2. There was a debate between the physicians whether this was ARDs, Cancer, interstitial lung disease. One doctor said it couldn't possibly be ARDS because he's tolerating the vent well, and vent settings didn't have to be adjusted much which I don't understand.

See #1

3. There was talk of interstitial lung disease, and his pulmonary fibrosis history. I don't understand ILD to be honest, but specifically how it relates to his pulmonary fibrosis.

ILD is broad category of lung disease with different causes. Pulmonary fibrosis is a type of an ILD.

4. What does "airspace disease" mean? What does "groundglass opacities" mean?

I've never heard anyone use "airspace disease" but it undoubtedly refers to disorders of the pulmonary interstitium, which is a fine layer of supportive tissue between alveoli and their airways. Ground glass is just a broad, non specific finding on CT that indicates interstitial thickening and partial alveolar filling. The interstitial tissue is this fine, lacy structure that shows up this way when it thickens.
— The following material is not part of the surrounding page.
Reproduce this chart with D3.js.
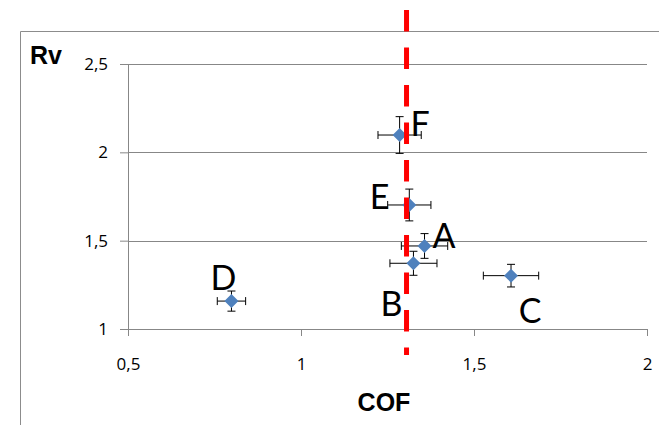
<!DOCTYPE html>
<html>
<head>
<meta charset="utf-8">
<script src="https://cdn.jsdelivr.net/npm/d3@7/dist/d3.min.js"></script>
<style>
  html, body { margin: 0; padding: 0; background: #fff; }
  svg { display: block; }
</style>
</head>
<body>
<svg id="chart" width="659" height="425"></svg>
<script>
// Samples: friction coefficient (COF) vs Rv, with standard deviations
const names = ["A", "B", "C", "D", "E", "F"];
const cof   = [1.357, 1.325, 1.607, 0.799, 1.313, 1.285];
const rv    = [1.470, 1.372, 1.302, 1.158, 1.702, 2.098];
const cofSd = [0.067, 0.068, 0.080, 0.041, 0.0625, 0.0625];
const rvSd  = [0.070, 0.068, 0.064, 0.057, 0.090, 0.104];

const xTicks = [0.5, 1, 1.5, 2];
const yTicks = [1, 1.5, 2, 2.5];
const cofLimit = 1.305;

const fmt = v => String(v).replace(".", ",");

// label placement around each marker (layout only)
const labelPlace = {
  A: { anchor: "start",  dx: 8,   dy: 2 },
  B: { anchor: "end",    dx: -11, dy: 53 },
  C: { anchor: "middle", dx: 19,  dy: 47 },
  D: { anchor: "middle", dx: -8,  dy: -11 },
  E: { anchor: "end",    dx: -20, dy: 4 },
  F: { anchor: "start",  dx: 11,  dy: 1 }
};

const svg = d3.select("#chart");
const grey = "#878787";

const x = d3.scaleLinear().domain([0.5, 2]).range([128, 647]);
const y = d3.scaleLinear().domain([1, 2.5]).range([329, 64]);

// outer chart frame (left and top edges)
svg.append("path")
  .attr("d", "M20.5,425 L20.5,31.5 L659,31.5")
  .attr("fill", "none").attr("stroke", "#8c8c8c").attr("stroke-width", 1);

// horizontal gridlines
svg.append("g").selectAll("line")
  .data(yTicks.filter(t => t !== 1))
  .join("line")
  .attr("x1", x(0.5)).attr("x2", x(2))
  .attr("y1", d => Math.round(y(d)) + 0.5).attr("y2", d => Math.round(y(d)) + 0.5)
  .attr("stroke", grey).attr("stroke-width", 1);

// y axis
const yAxis = svg.append("g")
  .attr("transform", `translate(${x(0.5)},0)`)
  .call(d3.axisLeft(y).tickValues(yTicks).tickFormat(fmt).tickSize(8).tickPadding(12));
// x axis
const xAxis = svg.append("g")
  .attr("transform", `translate(0,${y(1)})`)
  .call(d3.axisBottom(x).tickValues(xTicks).tickFormat(fmt).tickSize(7).tickPadding(22));

[yAxis, xAxis].forEach(a => {
  a.select(".domain").attr("stroke", grey);
  a.selectAll(".tick line").attr("stroke", grey);
  a.selectAll("text")
    .attr("fill", "#000")
    .style("font-family", "'Open Sans', sans-serif")
    .style("font-size", "17px");
});
yAxis.select(".domain").attr("d", `M0.5,${y(1)}V${y(2.5)}`);
xAxis.select(".domain").attr("d", `M${x(0.5)},0.5H${x(2)}`);

const pts = names.map((n, i) => ({ n, x: cof[i], y: rv[i], ex: cofSd[i], ey: rvSd[i] }));

// error bars
const cap = 4;
const eb = svg.append("g").attr("stroke", "#000").attr("stroke-width", 1).attr("fill", "none");
pts.forEach(p => {
  const cx = x(p.x), cy = y(p.y);
  const x0 = x(p.x - p.ex), x1 = x(p.x + p.ex);
  const y0 = y(p.y + p.ey), y1 = y(p.y - p.ey);
  eb.append("path").attr("d",
    `M${x0},${cy}H${x1}M${x0},${cy - cap}V${cy + cap}M${x1},${cy - cap}V${cy + cap}` +
    `M${cx},${y0}V${y1}M${cx - cap},${y0}H${cx + cap}M${cx - cap},${y1}H${cx + cap}`);
});

// diamond markers
svg.append("g").selectAll("path")
  .data(pts)
  .join("path")
  .attr("transform", d => `translate(${x(d.x)},${y(d.y)})`)
  .attr("d", "M0,-7L7,0L0,7L-7,0Z")
  .attr("fill", "#4F81BD");

// point letters
svg.append("g").selectAll("text")
  .data(pts)
  .join("text")
  .attr("x", d => x(d.x) + labelPlace[d.n].dx)
  .attr("y", d => y(d.y) + labelPlace[d.n].dy)
  .attr("text-anchor", d => labelPlace[d.n].anchor)
  .style("font-family", "Lato, sans-serif")
  .style("font-size", "34px")
  .attr("fill", "#000")
  .text(d => d.n);

// axis titles
svg.append("text")
  .attr("x", 30).attr("y", 64)
  .style("font-family", "'Liberation Sans', Arial, sans-serif")
  .style("font-weight", "bold").style("font-size", "25px")
  .text("Rv");
svg.append("text")
  .attr("x", 384).attr("y", 411).attr("text-anchor", "middle")
  .style("font-family", "'Liberation Sans', Arial, sans-serif")
  .style("font-weight", "bold").style("font-size", "25px")
  .text("COF");

// COF limit line
svg.append("line")
  .attr("x1", x(cofLimit)).attr("x2", x(cofLimit))
  .attr("y1", 10).attr("y2", 355)
  .attr("stroke", "#FF0000").attr("stroke-width", 5)
  .attr("stroke-dasharray", "21.5 16");
</script>
</body>
</html>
5. Lots of ways to suction someone. If the patient doesn't desaturate, you're doing it right.

Specializes in CTICU.

Why biopsy? Because you ruled out cardiac causes of acute respiratory failure with an acceptable LVEF on echo and low filling pressures (CVP 1, WP 15). Mind you this was after aggressive diuresis with bumex, and BNP was elevated on admission so could have still account for some acute resp failure. Then you ruled out infective causes with bronch, BAL, antibiotics, steroids.

Ground glass opacities is a non specific way to describe what the lungs look like on CT scan. It can be from edema, pneumonia, fibrosis etc. Just a radiologists way of describing what they see. "Air space disease" is a nice way to say the lungs don't look right, without actually saying what you think the problem is. Like saying you see "bilateral pulmonary opacities" on a chest xray - so what does that mean? Is there edema, consolidation, atelectasis?

Now you need to figure out why the respiratory failure. So lung biopsy it is. Why open biopsy versus EBUS I don't know, but may be to do with the patient's specifics.

Why open biopsy versus EBUS I don't know, but may be to do with the patient's specifics.

Isn't EBUS more for lymph node biopsy? Lung tissue biopsy usually a wedge of distal lung segment.

Specializes in CTICU.

Mostly but depends what they are looking for. They can evaluate intraparenchymal tissue and lesions also with transbronchial lung biopsy, especially if less invasive testing is preferred prior to surgical biopsy.